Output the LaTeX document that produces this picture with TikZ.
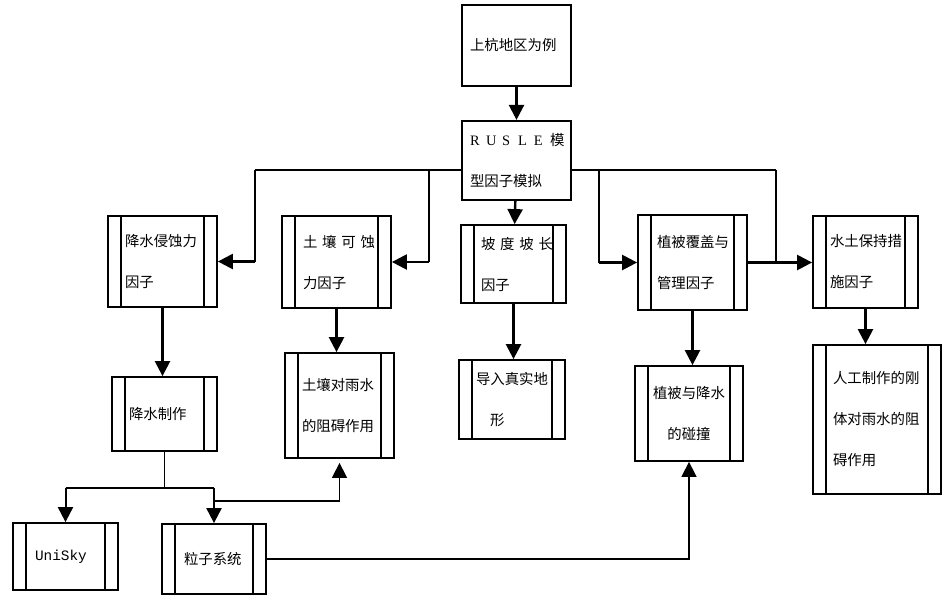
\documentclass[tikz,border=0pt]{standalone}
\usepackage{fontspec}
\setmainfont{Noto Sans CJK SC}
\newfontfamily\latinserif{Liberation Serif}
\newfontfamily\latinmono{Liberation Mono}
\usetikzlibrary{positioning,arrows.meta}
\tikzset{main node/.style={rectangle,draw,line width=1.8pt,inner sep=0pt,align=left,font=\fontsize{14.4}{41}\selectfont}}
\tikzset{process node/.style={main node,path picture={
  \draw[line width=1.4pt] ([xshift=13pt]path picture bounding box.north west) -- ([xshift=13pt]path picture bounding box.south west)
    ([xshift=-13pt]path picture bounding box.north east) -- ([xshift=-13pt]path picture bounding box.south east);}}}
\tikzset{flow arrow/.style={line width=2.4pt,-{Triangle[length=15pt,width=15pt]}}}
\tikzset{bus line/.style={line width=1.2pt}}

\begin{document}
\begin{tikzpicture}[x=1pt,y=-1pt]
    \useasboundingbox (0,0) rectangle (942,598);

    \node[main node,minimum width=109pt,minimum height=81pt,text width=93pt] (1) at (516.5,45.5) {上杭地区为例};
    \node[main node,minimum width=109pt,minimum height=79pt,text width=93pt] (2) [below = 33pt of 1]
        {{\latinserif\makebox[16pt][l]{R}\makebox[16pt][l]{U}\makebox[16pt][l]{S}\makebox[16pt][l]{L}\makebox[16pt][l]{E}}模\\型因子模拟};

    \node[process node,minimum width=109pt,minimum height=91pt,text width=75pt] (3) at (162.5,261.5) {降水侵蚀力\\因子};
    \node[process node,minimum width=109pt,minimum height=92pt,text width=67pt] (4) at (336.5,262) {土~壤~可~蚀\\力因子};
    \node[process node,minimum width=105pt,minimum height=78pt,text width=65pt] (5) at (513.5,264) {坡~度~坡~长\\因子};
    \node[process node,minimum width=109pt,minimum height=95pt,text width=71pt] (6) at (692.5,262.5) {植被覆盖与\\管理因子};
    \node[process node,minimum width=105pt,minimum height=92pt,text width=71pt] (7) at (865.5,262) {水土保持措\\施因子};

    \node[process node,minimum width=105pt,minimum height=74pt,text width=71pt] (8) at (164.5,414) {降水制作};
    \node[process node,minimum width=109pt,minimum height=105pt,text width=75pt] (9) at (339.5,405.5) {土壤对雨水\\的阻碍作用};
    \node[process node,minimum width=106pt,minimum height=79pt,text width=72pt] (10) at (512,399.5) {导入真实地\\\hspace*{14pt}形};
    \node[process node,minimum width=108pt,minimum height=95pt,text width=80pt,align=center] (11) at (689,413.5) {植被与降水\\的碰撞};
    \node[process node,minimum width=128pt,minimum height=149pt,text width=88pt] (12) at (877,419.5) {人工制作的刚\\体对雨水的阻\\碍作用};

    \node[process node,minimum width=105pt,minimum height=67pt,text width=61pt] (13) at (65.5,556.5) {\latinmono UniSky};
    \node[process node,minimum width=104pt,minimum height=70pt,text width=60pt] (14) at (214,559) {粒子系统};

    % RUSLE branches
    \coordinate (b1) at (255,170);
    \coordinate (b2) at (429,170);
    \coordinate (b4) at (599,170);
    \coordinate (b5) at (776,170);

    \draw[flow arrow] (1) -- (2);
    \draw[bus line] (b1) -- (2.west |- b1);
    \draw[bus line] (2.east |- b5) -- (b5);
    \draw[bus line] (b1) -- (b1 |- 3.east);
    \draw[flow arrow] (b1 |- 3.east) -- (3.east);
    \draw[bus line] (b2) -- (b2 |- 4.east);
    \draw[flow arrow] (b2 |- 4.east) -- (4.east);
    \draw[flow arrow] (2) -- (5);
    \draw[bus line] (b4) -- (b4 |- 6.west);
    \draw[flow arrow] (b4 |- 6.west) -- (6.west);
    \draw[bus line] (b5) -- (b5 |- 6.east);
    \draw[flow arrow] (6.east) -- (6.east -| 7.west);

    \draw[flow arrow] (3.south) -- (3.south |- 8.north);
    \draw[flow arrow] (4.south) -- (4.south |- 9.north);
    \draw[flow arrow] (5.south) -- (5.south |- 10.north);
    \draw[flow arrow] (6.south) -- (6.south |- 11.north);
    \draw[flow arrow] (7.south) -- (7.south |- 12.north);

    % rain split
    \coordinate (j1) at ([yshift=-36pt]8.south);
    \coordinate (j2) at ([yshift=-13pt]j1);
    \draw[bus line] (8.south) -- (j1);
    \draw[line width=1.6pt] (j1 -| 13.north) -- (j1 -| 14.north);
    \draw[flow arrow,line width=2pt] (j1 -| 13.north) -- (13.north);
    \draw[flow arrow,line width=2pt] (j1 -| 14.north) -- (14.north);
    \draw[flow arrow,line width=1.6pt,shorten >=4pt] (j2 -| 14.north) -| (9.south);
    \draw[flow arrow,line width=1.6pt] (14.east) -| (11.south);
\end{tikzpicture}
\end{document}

* * * *

WHAT NEEDS TO BE DONE: Restate the data above word for word. Skip every picture.

WORKED SOLUTION:
Output the LaTeX document that produces this picture with TikZ.
\documentclass[tikz,border=0pt]{standalone}
\usepackage{fontspec}
\setmainfont{Noto Sans CJK SC}
\newfontfamily\latinserif{Liberation Serif}
\newfontfamily\latinmono{Liberation Mono}
\usetikzlibrary{positioning,arrows.meta}
\tikzset{main node/.style={rectangle,draw,line width=1.8pt,inner sep=0pt,align=left,font=\fontsize{14.4}{41}\selectfont}}
\tikzset{process node/.style={main node,path picture={
  \draw[line width=1.4pt] ([xshift=13pt]path picture bounding box.north west) -- ([xshift=13pt]path picture bounding box.south west)
    ([xshift=-13pt]path picture bounding box.north east) -- ([xshift=-13pt]path picture bounding box.south east);}}}
\tikzset{flow arrow/.style={line width=2.4pt,-{Triangle[length=15pt,width=15pt]}}}
\tikzset{bus line/.style={line width=1.2pt}}

\begin{document}
\begin{tikzpicture}[x=1pt,y=-1pt]
    \useasboundingbox (0,0) rectangle (942,598);

    \node[main node,minimum width=109pt,minimum height=81pt,text width=93pt] (1) at (516.5,45.5) {上杭地区为例};
    \node[main node,minimum width=109pt,minimum height=79pt,text width=93pt] (2) [below = 33pt of 1]
        {{\latinserif\makebox[16pt][l]{R}\makebox[16pt][l]{U}\makebox[16pt][l]{S}\makebox[16pt][l]{L}\makebox[16pt][l]{E}}模\\型因子模拟};

    \node[process node,minimum width=109pt,minimum height=91pt,text width=75pt] (3) at (162.5,261.5) {降水侵蚀力\\因子};
    \node[process node,minimum width=109pt,minimum height=92pt,text width=67pt] (4) at (336.5,262) {土~壤~可~蚀\\力因子};
    \node[process node,minimum width=105pt,minimum height=78pt,text width=65pt] (5) at (513.5,264) {坡~度~坡~长\\因子};
    \node[process node,minimum width=109pt,minimum height=95pt,text width=71pt] (6) at (692.5,262.5) {植被覆盖与\\管理因子};
    \node[process node,minimum width=105pt,minimum height=92pt,text width=71pt] (7) at (865.5,262) {水土保持措\\施因子};

    \node[process node,minimum width=105pt,minimum height=74pt,text width=71pt] (8) at (164.5,414) {降水制作};
    \node[process node,minimum width=109pt,minimum height=105pt,text width=75pt] (9) at (339.5,405.5) {土壤对雨水\\的阻碍作用};
    \node[process node,minimum width=106pt,minimum height=79pt,text width=72pt] (10) at (512,399.5) {导入真实地\\\hspace*{14pt}形};
    \node[process node,minimum width=108pt,minimum height=95pt,text width=80pt,align=center] (11) at (689,413.5) {植被与降水\\的碰撞};
    \node[process node,minimum width=128pt,minimum height=149pt,text width=88pt] (12) at (877,419.5) {人工制作的刚\\体对雨水的阻\\碍作用};

    \node[process node,minimum width=105pt,minimum height=67pt,text width=61pt] (13) at (65.5,556.5) {\latinmono UniSky};
    \node[process node,minimum width=104pt,minimum height=70pt,text width=60pt] (14) at (214,559) {粒子系统};

    % RUSLE branches
    \coordinate (b1) at (255,170);
    \coordinate (b2) at (429,170);
    \coordinate (b4) at (599,170);
    \coordinate (b5) at (776,170);

    \draw[flow arrow] (1) -- (2);
    \draw[bus line] (b1) -- (2.west |- b1);
    \draw[bus line] (2.east |- b5) -- (b5);
    \draw[bus line] (b1) -- (b1 |- 3.east);
    \draw[flow arrow] (b1 |- 3.east) -- (3.east);
    \draw[bus line] (b2) -- (b2 |- 4.east);
    \draw[flow arrow] (b2 |- 4.east) -- (4.east);
    \draw[flow arrow] (2) -- (5);
    \draw[bus line] (b4) -- (b4 |- 6.west);
    \draw[flow arrow] (b4 |- 6.west) -- (6.west);
    \draw[bus line] (b5) -- (b5 |- 6.east);
    \draw[flow arrow] (6.east) -- (6.east -| 7.west);

    \draw[flow arrow] (3.south) -- (3.south |- 8.north);
    \draw[flow arrow] (4.south) -- (4.south |- 9.north);
    \draw[flow arrow] (5.south) -- (5.south |- 10.north);
    \draw[flow arrow] (6.south) -- (6.south |- 11.north);
    \draw[flow arrow] (7.south) -- (7.south |- 12.north);

    % rain split
    \coordinate (j1) at ([yshift=-36pt]8.south);
    \coordinate (j2) at ([yshift=-13pt]j1);
    \draw[bus line] (8.south) -- (j1);
    \draw[line width=1.6pt] (j1 -| 13.north) -- (j1 -| 14.north);
    \draw[flow arrow,line width=2pt] (j1 -| 13.north) -- (13.north);
    \draw[flow arrow,line width=2pt] (j1 -| 14.north) -- (14.north);
    \draw[flow arrow,line width=1.6pt,shorten >=4pt] (j2 -| 14.north) -| (9.south);
    \draw[flow arrow,line width=1.6pt] (14.east) -| (11.south);
\end{tikzpicture}
\end{document}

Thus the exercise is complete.